Federated Learning Basics

This page explains the fundamental concepts of federated learning as implemented in ICOS-FL.

What is Federated Learning?

Federated Learning is a machine learning approach that trains models across multiple decentralized devices or servers holding local data samples, without exchanging the data itself. Only model updates are shared.

Federated Learning Overview

Federated Learning Process

The key advantage is privacy preservation: raw data never leaves the local environment where it’s generated.

Federated Learning Process

The federated learning process follows these steps:

  1. Initialization: A global model is created on the central server

  2. Distribution: The model is sent to participating clients

  3. Local Training: Each client trains the model on their local data

  4. Update Aggregation: Clients send model updates (not data) to the server

  5. Model Aggregation: The server aggregates these updates into a new global model

  6. Iteration: Steps 2-5 repeat for multiple rounds until convergence

This approach allows learning from all available data while keeping it private and secure.

Why Use Federated Learning?

Federated Learning offers several benefits for resource monitoring:

  1. Data Privacy: System metrics stay on the nodes that generate them

  2. Reduced Bandwidth: Only model updates are transmitted, not raw data

  3. Diverse Data: Models learn from various system environments

  4. Continuous Learning: Models can improve as new data becomes available

  5. Resilience: The system can function even with intermittent connectivity

In ICOS-FL, these benefits are particularly relevant for monitoring distributed infrastructure while maintaining data sovereignty.

Federated Learning in ICOS-FL

ICOS-FL uses Flower as its federated learning framework. Key components include:

SuperNode (Client)

The SuperNode component acts as a client in the federated learning process:

  • Trains models on local system metrics

  • Sends model updates to the server

  • Applies global model updates locally

  • Implements the client-side learning logic

  • Handles local data preprocessing

Communication

Federated learning requires secure, efficient communication between server and clients:

  • gRPC: Used for server-client communication

  • Serialization: Model parameters are serialized as NumPy arrays

  • Encryption: Transport-level security (optional)

  • Compression: Parameter compression (optional)

ICOS-FL Client Lifecycle

The ICOS-FL client follows this lifecycle:

  1. Initialization: - Connect to DataClay - Initialize LSTM model - Prepare local data processing pipeline

  2. Participation: - Register with SuperLink server - Receive global model parameters - Fetch local metrics data

  3. Training: - Process local time series data - Train LSTM model for specified epochs - Calculate model update

  4. Evaluation: - Evaluate model performance on validation data - Compute metrics (loss, accuracy)
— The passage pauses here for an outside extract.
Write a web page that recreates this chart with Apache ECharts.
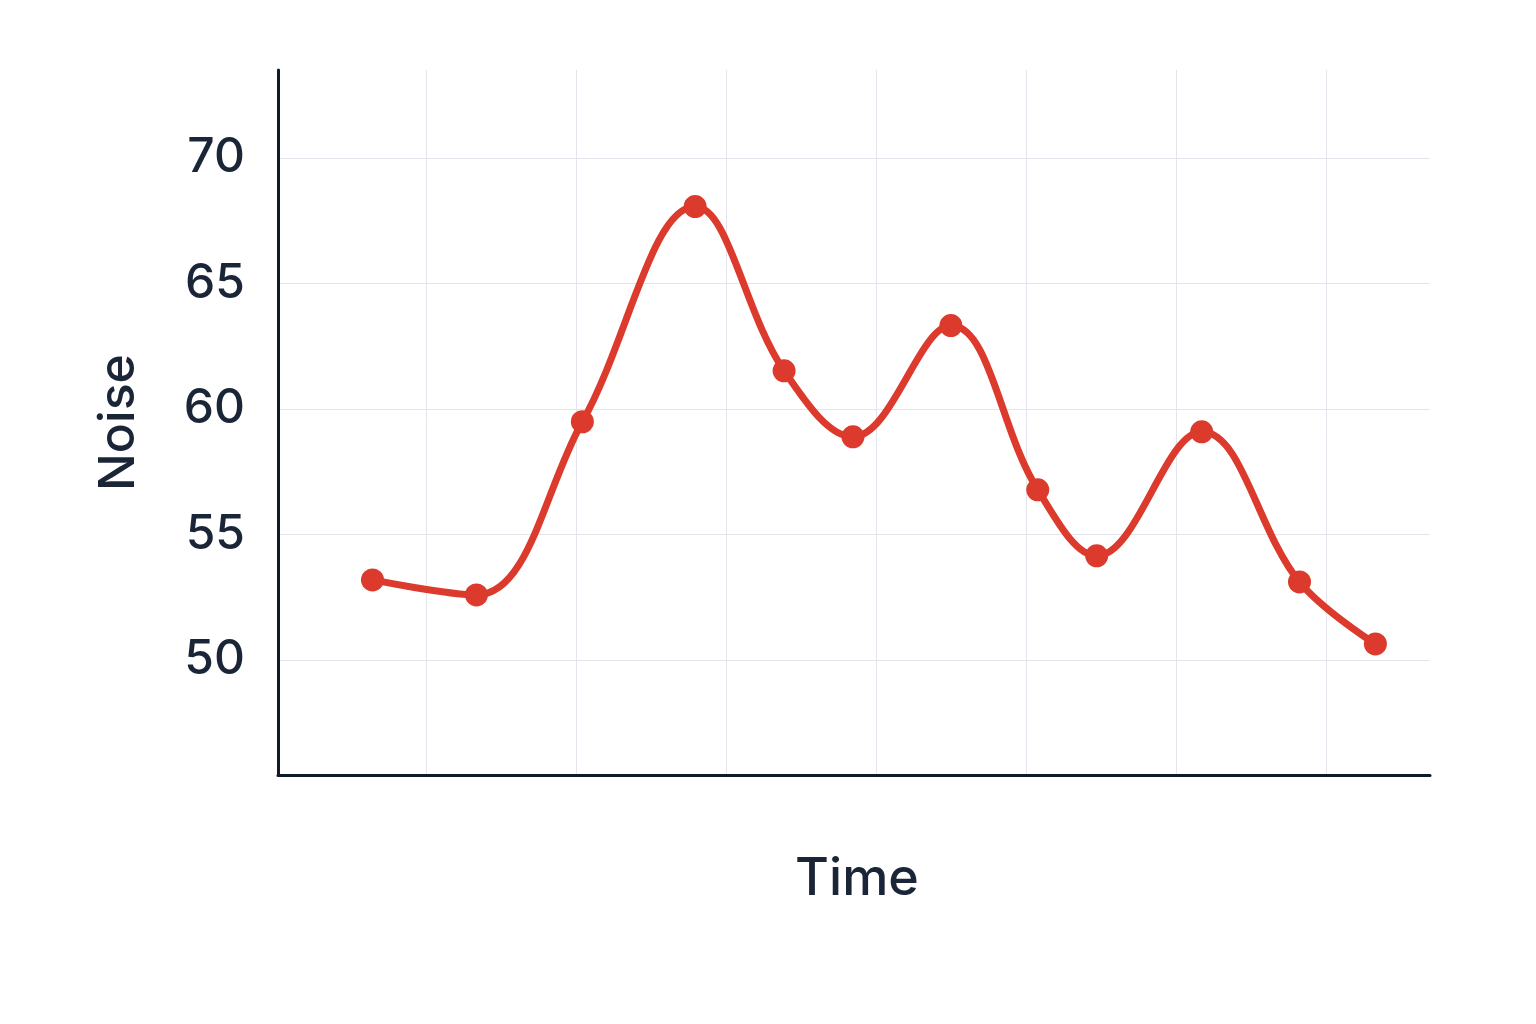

  5. Communication: - Send model update to server - Receive updated global model - Apply new parameters

  6. Iteration: - Repeat steps 3-5 for multiple rounds

Federation Challenges

Federated Learning faces several challenges that ICOS-FL addresses:

  1. System Heterogeneity: - Nodes have different resource capacities - Solution: Adaptive participation based on node capabilities

  2. Statistical Heterogeneity: - Nodes generate different patterns of system metrics - Solution: FedAvg strategy with proper weighting

  3. Communication Efficiency: - Network bandwidth limitations - Solution: Efficient model serialization and periodic communication

  4. Node Availability: - Nodes may join or leave the federation - Solution: Minimum client thresholds and fault tolerance

Common Patterns

In ICOS-FL, federated learning typically follows these patterns:

  1. Cross-Node Learning: - Models learn general patterns across different nodes - Example: Common CPU usage patterns before memory spikes

  2. Personalization: - Global model as starting point, with local fine-tuning - Example: Adapting to node-specific power consumption patterns

  3. Hierarchical Learning: - Multi-level federation for large deployments - Example: Department-level aggregation before organization-wide models

Privacy and Security

Federated Learning enhances privacy in several ways:

  1. Data Localization: Raw metrics never leave the node

  2. Model-Only Exchange: Only model parameters are shared

  3. Secure Aggregation: Updates can be aggregated securely

  4. Differential Privacy: Noise can be added to protect sensitive patterns

  5. Encrypted Communication: Transport-level security for model exchange

By implementing these measures, ICOS-FL ensures that sensitive system metrics remain protected while still enabling valuable predictive modeling.